Training institute for the civil engineers of the Indian Railways

Indian Railways Institute of Civil Engineering, Pune (IRCEN) is the training institute for the Civil engineers of the Indian Railways. The institute had a modest start in 1959 as the Permanent Way Training School for training entry level Civil engineers. It is now a Centralised Training Institute and trains officers of the IRSE cadre of the Indian Railways.

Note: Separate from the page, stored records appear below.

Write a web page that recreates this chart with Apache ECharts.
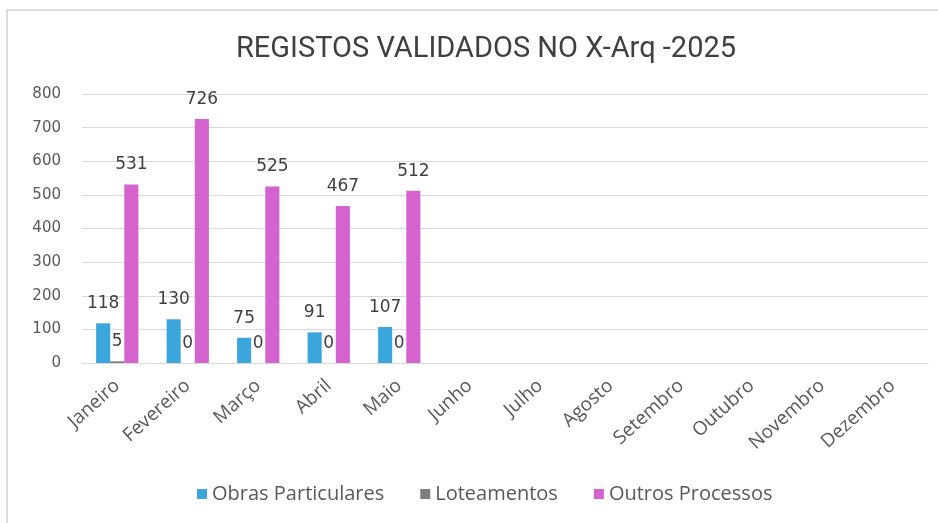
<!DOCTYPE html>
<html>
<head>
<meta charset="utf-8">
<script src="https://cdn.jsdelivr.net/npm/echarts@6/dist/echarts.min.js"></script>
<style>html,body{margin:0;padding:0;background:#fff;}#c{width:938px;height:523px;}</style>
</head>
<body>
<div id="c"></div>
<script>
const months = ['Janeiro','Fevereiro','Março','Abril','Maio','Junho','Julho','Agosto','Setembro','Outubro','Novembro','Dezembro'];
const obras = [118,130,75,91,107,null,null,null,null,null,null,null];
const loteamentos = [5,0,0,0,0,null,null,null,null,null,null,null];
const outros = [531,726,525,467,512,null,null,null,null,null,null,null];
const yTicks = [0,100,200,300,400,500,600,700,800];

const chart = echarts.init(document.getElementById('c'), null, {renderer:'canvas'});
const lbl = {show:true, position:'top', distance:11, color:'#404040', fontFamily:'DejaVu Sans', fontSize:17};
chart.setOption({
  animation:false,
  backgroundColor:'#fff',
  graphic:[{type:'rect', shape:{x:7,y:10,width:940,height:530}, style:{fill:'none', stroke:'#dcdcdc', lineWidth:2}}],
  title:{text:'REGISTOS VALIDADOS NO X-Arq -2025', left:481, top:30, textAlign:'center',
    textStyle:{fontFamily:'Roboto, sans-serif', fontWeight:'normal', fontSize:29, color:'#404040'}},
  legend:{bottom:14, left:192, itemWidth:10, itemHeight:10, itemGap:36, icon:'rect',
    textStyle:{fontFamily:'Open Sans, sans-serif', fontSize:20, color:'#595959'},
    data:['Obras Particulares','Loteamentos','Outros Processos']},
  grid:{left:82, right:10, top:94, bottom:160, containLabel:false},
  xAxis:{type:'category', data:months,
    axisLine:{lineStyle:{color:'#d9d9d9'}}, axisTick:{show:false},
    axisLabel:{rotate:42, color:'#595959', fontFamily:'Open Sans, sans-serif', fontSize:19, margin:20, interval:0}},
  yAxis:{type:'value', min:0, max:800, interval:100,
    axisLine:{show:false}, axisTick:{show:false},
    splitLine:{lineStyle:{color:'#d9d9d9'}},
    axisLabel:{color:'#595959', fontFamily:'DejaVu Sans', fontSize:15, margin:21,
      formatter:v=>yTicks.includes(v)?String(v):''}},
  series:[
    {name:'Obras Particulares', type:'bar', data:obras, barGap:'0%', barCategoryGap:'40%', itemStyle:{color:'#3BA6DC'}, label:lbl},
    {name:'Loteamentos', type:'bar', data:loteamentos, itemStyle:{color:'#7F7F7F'}, label:lbl},
    {name:'Outros Processos', type:'bar', data:outros, itemStyle:{color:'#D462CF'}, label:lbl}
  ]
});
</script>
</body>
</html>
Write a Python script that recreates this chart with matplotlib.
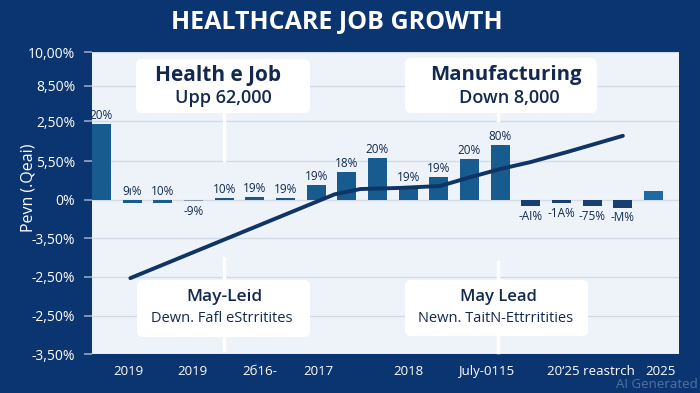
import matplotlib.pyplot as plt
from matplotlib.patches import FancyBboxPatch

plt.rcParams['font.family'] = ['Open Sans', 'DejaVu Sans']

# data (bar index units / value units)
bar_values = [2.01, -0.09, -0.07, -0.04, 0.05, 0.07, 0.05, 0.40, 0.74, 1.11,
              0.37, 0.61, 1.09, 1.46, -0.16, -0.09, -0.16, -0.21, 0.24]
bar_labels = ['20%', '9ı%', '10%', '-9%', '10%', '19%', '19%', '19%', '18%', '20%',
              '19%', '19%', '20%', '80%', '-AI%', '-1A%', '-75%', '-M%', '']
label_side = ['up'] * 3 + ['down'] + ['up'] * 10 + ['down'] * 4 + ['up']
bar_colors = ['#175b8f'] * 3 + ['#8a99aa'] + ['#1d5786'] * 3 + ['#175b8f'] * 7 \
    + ['#173f72'] * 4 + ['#1f6aa2']

trend_x = [0.94, 7.6, 8.44, 9.74, 11.04, 11.92, 13.0, 13.97, 15.18, 17.0]
trend_y = [-2.07, 0.15, 0.29, 0.32, 0.37, 0.58, 0.82, 1.0, 1.27, 1.70]

ytick_pos = [3.92, 3.02, 2.09, 1.03, 0, -1.01, -2.04, -3.07, -4.08]
ytick_labels = ['10,00%', '8,50%', '2,50%', '5,50%', '0%', '-3,50%', '-2,50%', '-2,50%', '-3,50%']
xtick_pos = [0.88, 2.96, 5.15, 7.07, 10.0, 12.54, 15.96, 18.24]
xtick_labels = ['2019', '2019', '2б16-', '2017', '2018', 'July-0115', "20‘25 reastrch", '2025']

BG = '#0b3571'
NAVY = '#13294f'

fig = plt.figure(figsize=(7, 3.93), dpi=100, facecolor=BG)
ax = fig.add_axes([92 / 700, 1 - 354 / 393, 587 / 700, 302 / 393])
ax.set_facecolor('#eef3f9')

x = list(range(len(bar_values)))
bars = ax.bar(x, bar_values, width=0.62, color=bar_colors, zorder=3)
for i, b in enumerate(bars):
    if not bar_labels[i]:
        continue
    v = bar_values[i]
    if label_side[i] == 'up':
        ax.annotate(bar_labels[i], (i, max(v, 0)), xytext=(0, 6.2), textcoords='offset points',
                    ha='center', va='center', fontsize=8.5, color=NAVY, zorder=5)
    else:
        ax.annotate(bar_labels[i], (i, min(v, 0)), xytext=(0, -7.2), textcoords='offset points',
                    ha='center', va='center', fontsize=8.5, color=NAVY, zorder=5)

ax.plot(trend_x, trend_y, color='#0f3466', lw=2.8, solid_capstyle='round',
        solid_joinstyle='round', zorder=4)

ax.set_xlim(-0.31, 18.83)
ax.set_ylim(-4.08, 3.92)
ax.set_yticks(ytick_pos)
ax.set_yticklabels(ytick_labels, color='white', fontsize=10)
ax.set_xticks(xtick_pos)
ax.set_xticklabels(xtick_labels, color='white', fontsize=9.5)
ax.tick_params(axis='y', length=6, color='#8fa6c4', width=1.2, pad=6)
ax.tick_params(axis='x', length=0, pad=8)
ax.grid(axis='y', color='#d3dbe6', lw=1, zorder=0)
for s in ax.spines.values():
    s.set_visible(False)

ax.set_ylabel('Pevn (.Qeai)', color='white', fontsize=11.5)
ax.yaxis.set_label_coords(-0.094, 0.55)

fig.text(337 / 700, 1 - 22 / 393, 'HEALTHCARE JOB GROWTH', color='white', fontsize=18,
         fontweight='bold', ha='center', va='center')

# callout boxes, in pixel layout (inches = px / 100)
tr = fig.dpi_scale_trans
H = 3.93


def box(x0, y0, x1, y1):
    fig.add_artist(FancyBboxPatch((x0 / 100, H - y1 / 100), (x1 - x0) / 100, (y1 - y0) / 100,
                                  boxstyle='round,pad=0,rounding_size=0.06',
                                  fc='white', ec='none', transform=tr, zorder=6))


def vline(xp, y0, y1):
    fig.add_artist(plt.Line2D([xp / 100, xp / 100], [H - y0 / 100, H - y1 / 100],
                              color='white', lw=2.5, transform=tr, zorder=5))


def label(xp, yp, s, size, weight):
    fig.text(xp / 100, H - yp / 100, s, transform=tr, ha='center', va='center',
             fontsize=size, fontweight=weight, color=NAVY, zorder=7)


vline(224, 110, 160)
vline(224, 258, 350)
vline(498, 262, 352)
vline(498, 110, 120)
box(136, 59, 310, 113)
box(405, 58, 597, 113)
box(137, 280, 310, 337)
box(405, 280, 588, 336)

label(218, 75, 'Health e Job', 15, 'bold')
label(223, 98, 'Upp 62,000', 13, 'semibold')
label(506, 75, 'Manufacturing', 14.7, 'bold')
label(509, 98, 'Down 8,000', 13, 'semibold')
label(224, 297, 'May-Leid', 12.5, 'semibold')
label(222, 318, 'Dewn. Fafl eStrritites', 10.5, 'normal')
label(498, 297, 'May Lead', 12, 'semibold')
label(496, 318, 'Newn. TaitN-Ettrritities', 10.5, 'normal')

fig.text(657 / 700, 1 - 385 / 393, 'AI Generated', color='#8ea3c0', alpha=0.55,
         fontsize=9.5, ha='center', va='center')

fig.savefig('out.png', dpi=100, facecolor=BG)
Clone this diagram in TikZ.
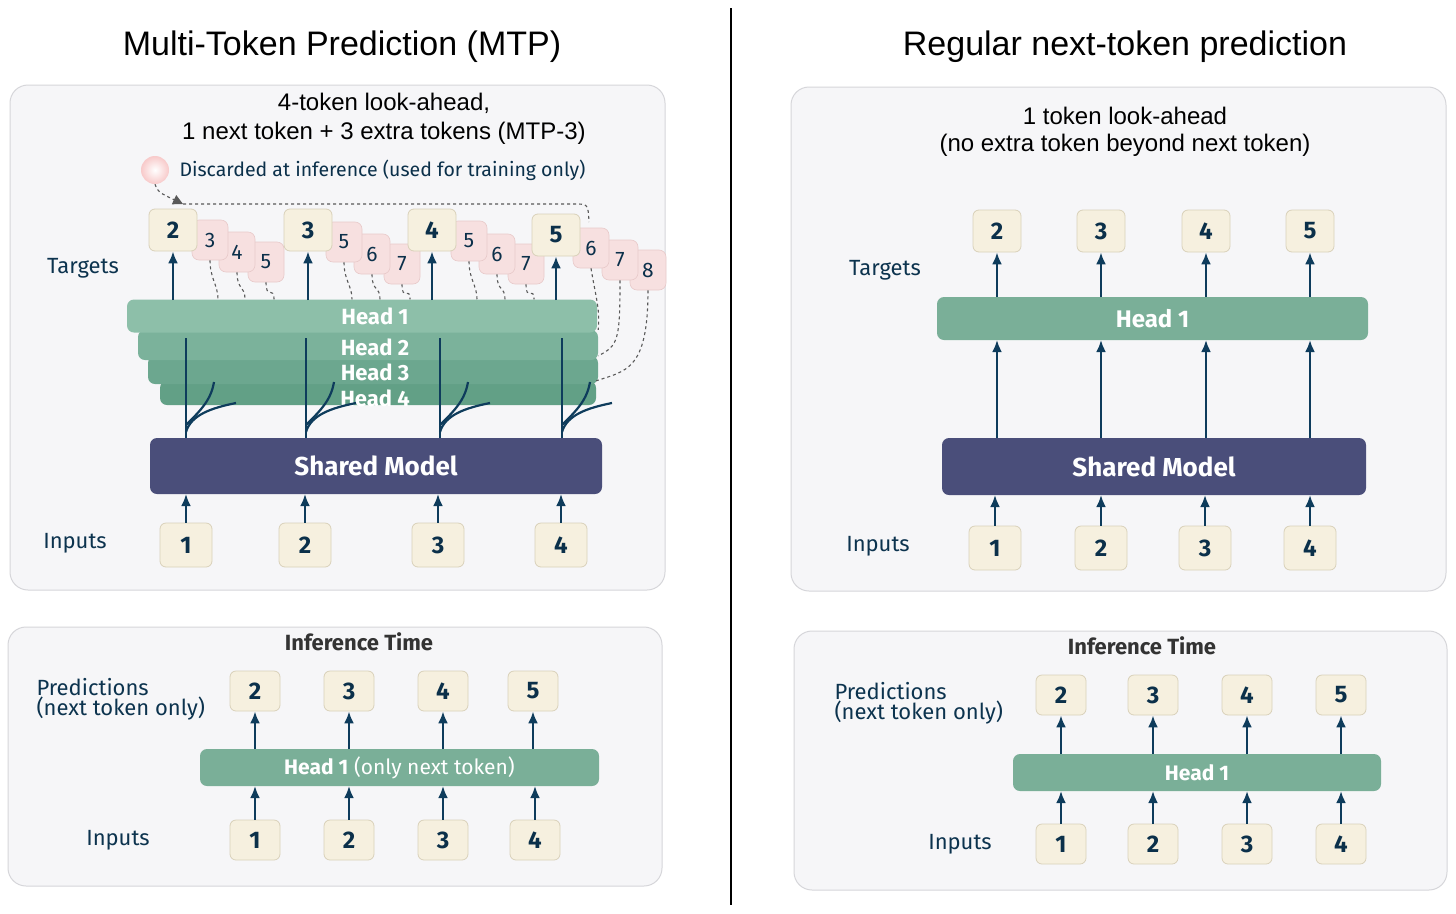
\documentclass[tikz,border=0pt]{standalone}
\usepackage{fontspec}
\setmainfont{Fira Sans}
\newfontfamily\titlefont{Liberation Sans}
\usetikzlibrary{arrows.meta}
\definecolor{arr}{HTML}{0E3C5C}
\definecolor{panel}{HTML}{F6F6F8}
\definecolor{panelb}{HTML}{D6D6DA}
\definecolor{cream}{HTML}{F6F0DF}
\definecolor{creamb}{HTML}{D9D1BA}
\definecolor{pinkf}{HTML}{F7E0E0}
\definecolor{pinkb}{HTML}{E8CACA}
\definecolor{hA}{HTML}{8DBFA9}
\definecolor{hB}{HTML}{7BB29B}
\definecolor{hC}{HTML}{6CA78F}
\definecolor{hD}{HTML}{62A086}
\definecolor{hone}{HTML}{7AAF98}
\definecolor{model}{HTML}{4A4E7A}
\begin{document}
\begin{tikzpicture}[x=1pt,y=-1pt,
  panelst/.style={draw=panelb,fill=panel,rounded corners=18pt,line width=1pt},
  tok/.style={draw=creamb,fill=cream,rounded corners=6pt,minimum width=48pt,minimum height=42pt,font=\fontsize{24}{24}\selectfont\bfseries,text=arr!80!black,line width=0.8pt},
  ptok/.style={draw=pinkb,fill=pinkf,rounded corners=7pt,minimum width=36pt,minimum height=40pt,font=\fontsize{21}{21}\selectfont,text=arr!80!black,line width=0.6pt},
  lab/.style={font=\fontsize{22}{22}\selectfont,text=arr!85!black},
  big/.style={font=\titlefont\fontsize{34}{40}\selectfont},
  sub/.style={font=\titlefont\fontsize{24}{28}\selectfont},
  bar/.style={rounded corners=7pt,inner sep=0pt},
  ar/.style={-{Latex[length=12pt,width=10pt]},arr,line width=2.6pt},
  dsh/.style={dashed,gray!70!black,line width=1.1pt}]
\useasboundingbox (0,0) rectangle (1456,913);
\fill[white] (0,0) rectangle (1456,913);
\node[big] (t1) at (342,47) {Multi-Token Prediction (MTP)};
\node[big] (t2) at (1125,47) {Regular next-token prediction};
\draw[line width=1.3pt] (731,8) -- (731,905);
% ---------- left top panel
\node[panelst,minimum width=655pt,minimum height=505pt] (P1) at (337.5,337.5) {};
\node[sub] (l1) at (384,103) {4-token look-ahead,};
\node[sub] (l2) at (384,133) {1 next token + 3 extra tokens (MTP-3)};
\shade[inner color=white,outer color=pinkf!90!red] (155,170) circle (14);
\node[circle,minimum size=28pt,inner sep=0pt] (dc) at (155,170) {};
\node[anchor=west,font=\fontsize{19.5}{20}\selectfont,text=arr!80!black] (dl) at (176,170) {Discarded at inference (used for training only)};
\coordinate (da) at (183,204);
\draw[dsh,-{Triangle[length=10pt,width=10pt]}] (dc.south) .. controls (158,192) .. (da);
\draw[dsh] (da) -- (575,204) .. controls (588,204) .. (589,222);
\node[lab] (tg1) at (83,268) {Targets};
\node[lab] (in1) at (75,543) {Inputs};
% pink tokens (drawn back to front)
\foreach \n/\x/\y/\t in {c/648/270/8,b/620/260/7,a/591/248/6, f/526/264/7,e/497/254/6,d/469/241/5, i/402/264/7,h/372/254/6,g/344/242/5, l/266/262/5,k/237/252/4,j/210/240/3}
  \node[ptok] (p\n) at (\x,\y) {\t};
% target tokens
\node[tok] (T1) at (173,230) {2};
\node[tok] (T2) at (308,230) {3};
\node[tok] (T3) at (432,230) {4};
\node[tok] (T4) at (556,235) {5};
% heads
\node[bar,fill=hD,minimum width=436pt,minimum height=24pt] (H4) at (378,393) {};
\node[bar,fill=hC,minimum width=450pt,minimum height=28pt] (H3) at (373,370) {};
\node[bar,fill=hB,minimum width=460pt,minimum height=30pt] (H2) at (368,345) {};
\node[bar,fill=hA,minimum width=470pt,minimum height=33pt] (H1) at (362,316) {};
\foreach \h/\y in {1/316,2/347,3/372,4/398}
  \node[font=\fontsize{22}{22}\selectfont\bfseries,text=white] (hl\h) at (375,\y) {Head \h};
% dashed curves pink -> heads
\foreach \n/\dx in {j/70,k/105,l/140,g/310,h/340,i/375,d/440,e/470,f/500}
  \draw[dsh] (p\n.south) .. controls ++(0,18) and ++(0,-14) .. ([xshift=8pt]p\n.south |- H1.north);
\draw[dsh] (pa.south) .. controls ++(5,30) and ++(2,-20) .. (H2.north east);
\draw[dsh] (pb.south) .. controls ++(0,60) and ++(20,-10) .. (H3.north east);
\draw[dsh] (pc.south) .. controls ++(0,80) and ++(30,-10) .. (H4.north east);
\draw[dsh] (pc.south) ++(-10,0) coordinate (pc2);
% shared model
\node[bar,fill=model,minimum width=452pt,minimum height=56pt,font=\fontsize{26}{26}\selectfont\bfseries,text=white] (SM1) at (376,466) {Shared Model};
% arrows heads->targets
\foreach \i/\x in {1/173,2/308,3/432,4/556}
  \draw[ar] (\x,300) -- (T\i.south);
% stems and branches
\foreach \x/\w in {186/1,306/1,440/1,562/0}{
  \draw[arr,line width=2.6pt] (\x,438) -- (\x,338);
  \draw[arr,line width=2.2pt] (\x,432) .. controls (\x+5,415) and (\x+25,408) .. (\x+50,403);
  \draw[arr,line width=2.2pt] (\x,425) .. controls (\x+15,410) and (\x+25,400) .. (\x+28,382);
}
% inputs
\foreach \i/\x/\v in {1/186/1,2/305/2,3/438/3,4/561/4}{
  \node[tok,minimum width=52pt,minimum height=44pt] (I\i) at (\x,545) {\v};
  \draw[ar] (I\i.north) -- (\x,494);
}
% ---------- left bottom panel
\node[panelst,minimum width=654pt,minimum height=259pt] (P2) at (335,756.5) {};
\node[font=\fontsize{22}{22}\selectfont\bfseries,text=black!80] (it1) at (359,642) {Inference Time};
\node[lab,anchor=west,align=left] (pr1) at (33,699) {Predictions\\[-2pt](next token only)};
\node[lab] (in2) at (118,840) {Inputs};
\node[bar,fill=hone,minimum width=399pt,minimum height=37pt,text=white,font=\fontsize{21}{21}\selectfont] (HB1) at (399.5,767.5) {\textbf{Head 1} (only next token)};
\foreach \i/\x/\v in {1/255/2,2/349/3,3/443/4,4/533/5}{
  \node[tok,minimum width=50pt,minimum height=40pt] (Q\i) at (\x,691) {\v};
  \draw[ar] (\x,749) -- (Q\i.south);
}
\foreach \i/\x/\v in {1/255/1,2/349/2,3/443/3,4/535/4}{
  \node[tok,minimum width=50pt,minimum height=40pt] (J\i) at (\x,840) {\v};
  \draw[ar] (J\i.north) -- (\x,786);
}
% ---------- right top panel
\node[panelst,minimum width=655pt,minimum height=504pt] (P3) at (1118.5,339) {};
\node[sub] (r1) at (1125,116) {1 token look-ahead};
\node[sub] (r2) at (1125,145) {(no extra token beyond next token)};
\node[lab] (tg2) at (885,270) {Targets};
\node[lab] (in3) at (878,546) {Inputs};
\node[bar,fill=hone,minimum width=431pt,minimum height=43pt,font=\fontsize{24}{24}\selectfont\bfseries,text=white] (HR1) at (1152.5,318.5) {Head 1};
\node[bar,fill=model,minimum width=424pt,minimum height=57pt,font=\fontsize{26}{26}\selectfont\bfseries,text=white] (SM2) at (1154,466.5) {Shared Model};
\foreach \i/\x/\v in {1/997/2,2/1101/3,3/1206/4,4/1310/5}{
  \node[tok] (U\i) at (\x,231) {\v};
  \draw[ar] (\x,297) -- (U\i.south);
  \draw[ar] (\x,438) -- (\x,340);
}
\foreach \i/\x/\v in {1/995/1,2/1101/2,3/1205/3,4/1310/4}{
  \node[tok,minimum width=52pt,minimum height=44pt] (V\i) at (\x,548) {\v};
  \draw[ar] (V\i.north) -- (\x,495);
}
% ---------- right bottom panel
\node[panelst,minimum width=653pt,minimum height=259pt] (P4) at (1120.5,760.5) {};
\node[font=\fontsize{22}{22}\selectfont\bfseries,text=black!80] (it2) at (1142,646) {Inference Time};
\node[lab,anchor=west,align=left] (pr2) at (831,703) {Predictions\\[-2pt](next token only)};
\node[lab] (in4) at (960,844) {Inputs};
\node[bar,fill=hone,minimum width=368pt,minimum height=37pt,text=white,font=\fontsize{21}{21}\selectfont\bfseries] (HB2) at (1197,772.5) {Head 1};
\foreach \i/\x/\v in {1/1061/2,2/1153/3,3/1247/4,4/1341/5}{
  \node[tok,minimum width=50pt,minimum height=40pt] (W\i) at (\x,695) {\v};
  \draw[ar] (\x,754) -- (W\i.south);
}
\foreach \i/\x/\v in {1/1061/1,2/1153/2,3/1247/3,4/1341/4}{
  \node[tok,minimum width=50pt,minimum height=40pt] (X\i) at (\x,844) {\v};
  \draw[ar] (X\i.north) -- (\x,791);
}
\end{tikzpicture}
\end{document}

Located in the city of Pune, IRICEN imparts training to up to 100 engineers/ managers at a time. Engineers from railways of the developing countries as well as other government departments/private organisations are also trained. The training programmes are generally residential in nature. Available infrastructure for conducting various training programmes includes a well-stocked technical library, computer centre, material testing laboratory, model room/ museum, hostel, mess and recreational facilities for the trainee officers.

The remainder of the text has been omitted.